Village Soup, our local online and print newspaper, has discovered that there is a local shortage of primary care physicians and contacted a hospital administrator and two state legislators in researching an article and editorial published this week.
Lest those of you that don't have a subscription to Village Soup miss out on my opinion, this is the text of my online comment about their editorial:
It's disappointing to see Village Soup investigating a local primary care physician shortage and publishing an article and an editorial without apparently contacting any physicians.
As a local family physician for over 13 years who has recruited several other physicians to the area, I have more recently both contributed to the local physician shortage and offer a likely solution with my recent change in practice.

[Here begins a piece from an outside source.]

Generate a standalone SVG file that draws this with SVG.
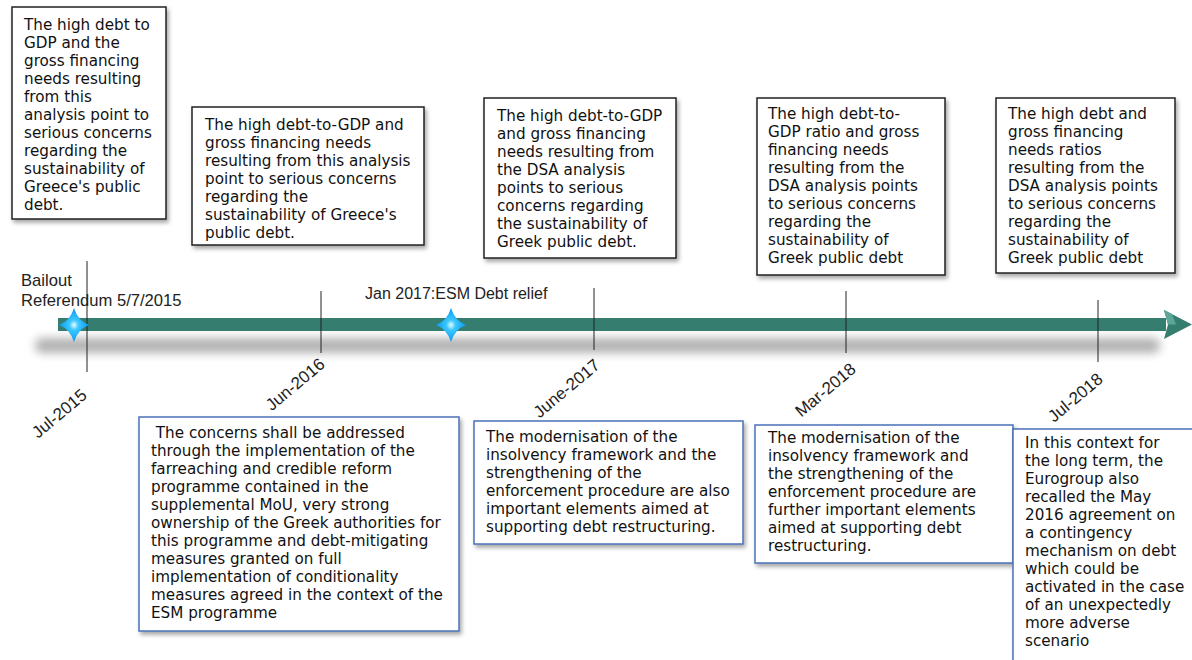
<svg xmlns="http://www.w3.org/2000/svg" width="1192" height="660" viewBox="0 0 1192 660">
<defs>
<style>
.bt{font-family:"DejaVu Sans",Verdana,sans-serif;font-size:15.2px;fill:#111}
.lb{font-family:"Liberation Sans",Arial,sans-serif;font-size:16.6px;fill:#222}
.lb2{font-family:"Liberation Sans",Arial,sans-serif;font-size:16px;fill:#222}
.dt{font-family:"Liberation Sans",Arial,sans-serif;font-size:17px;fill:#222}
.tb{fill:#fff;stroke:#222;stroke-width:1.5}
.bb{fill:#fff;stroke:#4a72b8;stroke-width:1.5}
.tick{stroke:#222;stroke-width:1}
</style>
<filter id="sh" x="-10%" y="-10%" width="130%" height="130%">
<feDropShadow dx="2" dy="3" stdDeviation="2" flood-color="#000" flood-opacity="0.35"/>
</filter>
<filter id="blur" x="-5%" y="-200%" width="110%" height="500%">
<feGaussianBlur stdDeviation="5"/>
</filter>
<radialGradient id="sg" cx="0.5" cy="0.5" r="0.5">
<stop offset="0" stop-color="#e6fbff"/>
<stop offset="0.3" stop-color="#3cc8ff"/>
<stop offset="1" stop-color="#0a98f0"/>
</radialGradient>
<path id="star" d="M0,-17 Q4,-4 15,0 Q4,4 0,17 Q-4,4 -15,0 Q-4,-4 0,-17 Z"/>
</defs>
<rect width="1192" height="660" fill="#fff"/>

<g id="timeline">
<rect x="35" y="338" width="1125" height="15" rx="7" fill="#888" opacity="0.65" filter="url(#blur)"/>
<rect x="58" y="318" width="1108" height="13" fill="#357d6f"/>
<polygon points="1164,310 1192,324.5 1164,339 1168,324.5" fill="#357d6f"/>
<polygon points="1164,310 1172,314 1176,324.5 1168,324.5" fill="#5aa797"/>
</g>

<g id="connectors">
<line class="tick" x1="87" y1="261" x2="87" y2="372"/>
<line class="tick" x1="321" y1="291" x2="321" y2="353"/>
<line class="tick" x1="594" y1="288" x2="594" y2="350"/>
<line class="tick" x1="846" y1="291" x2="846" y2="353"/>
<line class="tick" x1="1098" y1="300" x2="1098" y2="362"/>
</g>

<g id="stars">
<use href="#star" x="74" y="325" fill="url(#sg)"/>
<use href="#star" x="451" y="325" fill="url(#sg)"/>
</g>

<g id="event-labels">
<text class="lb" x="21" y="286">Bailout</text>
<text class="lb" x="21" y="306">Referendum 5/7/2015</text>
<text class="lb2" x="365" y="299">Jan 2017:ESM Debt relief</text>
</g>

<g id="dates">
<text class="dt" text-anchor="end" transform="translate(88,397) rotate(-40)">Jul-2015</text>
<text class="dt" text-anchor="end" transform="translate(326,366) rotate(-40)">Jun-2016</text>
<text class="dt" text-anchor="end" transform="translate(601,367) rotate(-40)">June-2017</text>
<text class="dt" text-anchor="end" transform="translate(857,371) rotate(-40)">Mar-2018</text>
<text class="dt" text-anchor="end" transform="translate(1104,381) rotate(-40)">Jul-2018</text>
</g>

<g id="box-jul2015">
<rect class="tb" x="12" y="7" width="154" height="212" filter="url(#sh)"/>
<text class="bt" x="24" y="30">The high debt to<tspan x="24" dy="18">GDP and the</tspan><tspan x="24" dy="18">gross financing</tspan><tspan x="24" dy="18">needs resulting</tspan><tspan x="24" dy="18">from this</tspan><tspan x="24" dy="18">analysis point to</tspan><tspan x="24" dy="18">serious concerns</tspan><tspan x="24" dy="18">regarding the</tspan><tspan x="24" dy="18">sustainability of</tspan><tspan x="24" dy="18">Greece's public</tspan><tspan x="24" dy="18">debt.</tspan></text>
</g>

<g id="box-jun2016">
<rect class="tb" x="192" y="107" width="232" height="138" filter="url(#sh)"/>
<text class="bt" x="205" y="130">The high debt-to-GDP and<tspan x="205" dy="18">gross financing needs</tspan><tspan x="205" dy="18">resulting from this analysis</tspan><tspan x="205" dy="18">point to serious concerns</tspan><tspan x="205" dy="18">regarding the</tspan><tspan x="205" dy="18">sustainability of Greece's</tspan><tspan x="205" dy="18">public debt.</tspan></text>
</g>

<g id="box-jun2017">
<rect class="tb" x="484" y="98" width="192" height="160" filter="url(#sh)"/>
<text class="bt" x="497" y="121">The high debt-to-GDP<tspan x="497" dy="18">and gross financing</tspan><tspan x="497" dy="18">needs resulting from</tspan><tspan x="497" dy="18">the DSA analysis</tspan><tspan x="497" dy="18">points to serious</tspan><tspan x="497" dy="18">concerns regarding</tspan><tspan x="497" dy="18">the sustainability of</tspan><tspan x="497" dy="18">Greek public debt.</tspan></text>
</g>

<g id="box-mar2018">
<rect class="tb" x="757" y="98" width="188" height="177" filter="url(#sh)"/>
<text class="bt" x="768" y="119">The high debt-to-<tspan x="768" dy="18">GDP ratio and gross</tspan><tspan x="768" dy="18">financing needs</tspan><tspan x="768" dy="18">resulting from the</tspan><tspan x="768" dy="18">DSA analysis points</tspan><tspan x="768" dy="18">to serious concerns</tspan><tspan x="768" dy="18">regarding the</tspan><tspan x="768" dy="18">sustainability of</tspan><tspan x="768" dy="18">Greek public debt</tspan></text>
</g>

<g id="box-jul2018">
<rect class="tb" x="996" y="98" width="179" height="175" filter="url(#sh)"/>
<text class="bt" x="1008" y="119">The high debt and<tspan x="1008" dy="18">gross financing</tspan><tspan x="1008" dy="18">needs ratios</tspan><tspan x="1008" dy="18">resulting from the</tspan><tspan x="1008" dy="18">DSA analysis points</tspan><tspan x="1008" dy="18">to serious concerns</tspan><tspan x="1008" dy="18">regarding the</tspan><tspan x="1008" dy="18">sustainability of</tspan><tspan x="1008" dy="18">Greek public debt</tspan></text>
</g>

<g id="note-jun2016">
<rect class="bb" x="139" y="417" width="320" height="214" filter="url(#sh)"/>
<text class="bt" x="151" y="438" xml:space="preserve"> The concerns shall be addressed<tspan x="151" dy="18">through the implementation of the</tspan><tspan x="151" dy="18">farreaching and credible reform</tspan><tspan x="151" dy="18">programme contained in the</tspan><tspan x="151" dy="18">supplemental MoU, very strong</tspan><tspan x="151" dy="18">ownership of the Greek authorities for</tspan><tspan x="151" dy="18">this programme and debt-mitigating</tspan><tspan x="151" dy="18">measures granted on full</tspan><tspan x="151" dy="18">implementation of conditionality</tspan><tspan x="151" dy="18">measures agreed in the context of the</tspan><tspan x="151" dy="18">ESM programme</tspan></text>
</g>

<g id="note-jun2017">
<rect class="bb" x="474" y="421" width="269" height="123" filter="url(#sh)"/>
<text class="bt" x="486" y="442">The modernisation of the<tspan x="486" dy="18">insolvency framework and the</tspan><tspan x="486" dy="18">strengthening of the</tspan><tspan x="486" dy="18">enforcement procedure are also</tspan><tspan x="486" dy="18">important elements aimed at</tspan><tspan x="486" dy="18">supporting debt restructuring.</tspan></text>
</g>

<g id="note-mar2018">
<rect class="bb" x="755" y="425" width="258" height="138" filter="url(#sh)"/>
<text class="bt" x="768" y="443">The modernisation of the<tspan x="768" dy="18">insolvency framework and</tspan><tspan x="768" dy="18">the strengthening of the</tspan><tspan x="768" dy="18">enforcement procedure are</tspan><tspan x="768" dy="18">further important elements</tspan><tspan x="768" dy="18">aimed at supporting debt</tspan><tspan x="768" dy="18">restructuring.</tspan></text>
</g>

<g id="note-jul2018">
<rect class="bb" x="1013" y="429" width="190" height="240" filter="url(#sh)"/>
<text class="bt" x="1025" y="448">In this context for<tspan x="1025" dy="18">the long term, the</tspan><tspan x="1025" dy="18">Eurogroup also</tspan><tspan x="1025" dy="18">recalled the May</tspan><tspan x="1025" dy="18">2016 agreement on</tspan><tspan x="1025" dy="18">a contingency</tspan><tspan x="1025" dy="18">mechanism on debt</tspan><tspan x="1025" dy="18">which could be</tspan><tspan x="1025" dy="18">activated in the case</tspan><tspan x="1025" dy="18">of an unexpectedly</tspan><tspan x="1025" dy="18">more adverse</tspan><tspan x="1025" dy="18">scenario</tspan></text>
</g>
</svg>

The problems that have led to the primary care physician shortage have been affecting us local physicians for years. Commercial and government third party payers talk about the importance of primary care while steadily increasing their demands and shifting payments towards procedures. As a result, many primary care physicians have retired early, others have given up their practices and retreated to the apparent shelter of large hospital systems that can charge facility fees or shift money from profitable tests and procedures to primary care clinics. The rest of us worked smarter, harder and longer to sustain our practices with varying success. Medical students and resident (trainee) physicians are well aware of all this and most avoid primary care.
However, primary care is undergoing a growing renaissance in many parts of the country. Direct Primary Care is an affordable version of the high priced concierge practices enjoyed by the wealthy. Direct Primary Care cuts out the middlemen and greatly simplifies the business of primary care for physicians, allowing them to lower prices back to levels affordable by almost all patients while giving those patients great access to their own physician. Most importantly for this discussion, Direct Primary Care sustains successful practices that are drawing young physicians back to primary care. While Maine lags behind other areas of the country in this, Maine will soon have its seventh independent, direct primary care practice this winter.
The prescription to solve the primary care shortage does not require new government programs or further expansion of large hospital networks but simply the two groups that have lost the most in the current primary care mess, Maine physicians and patients.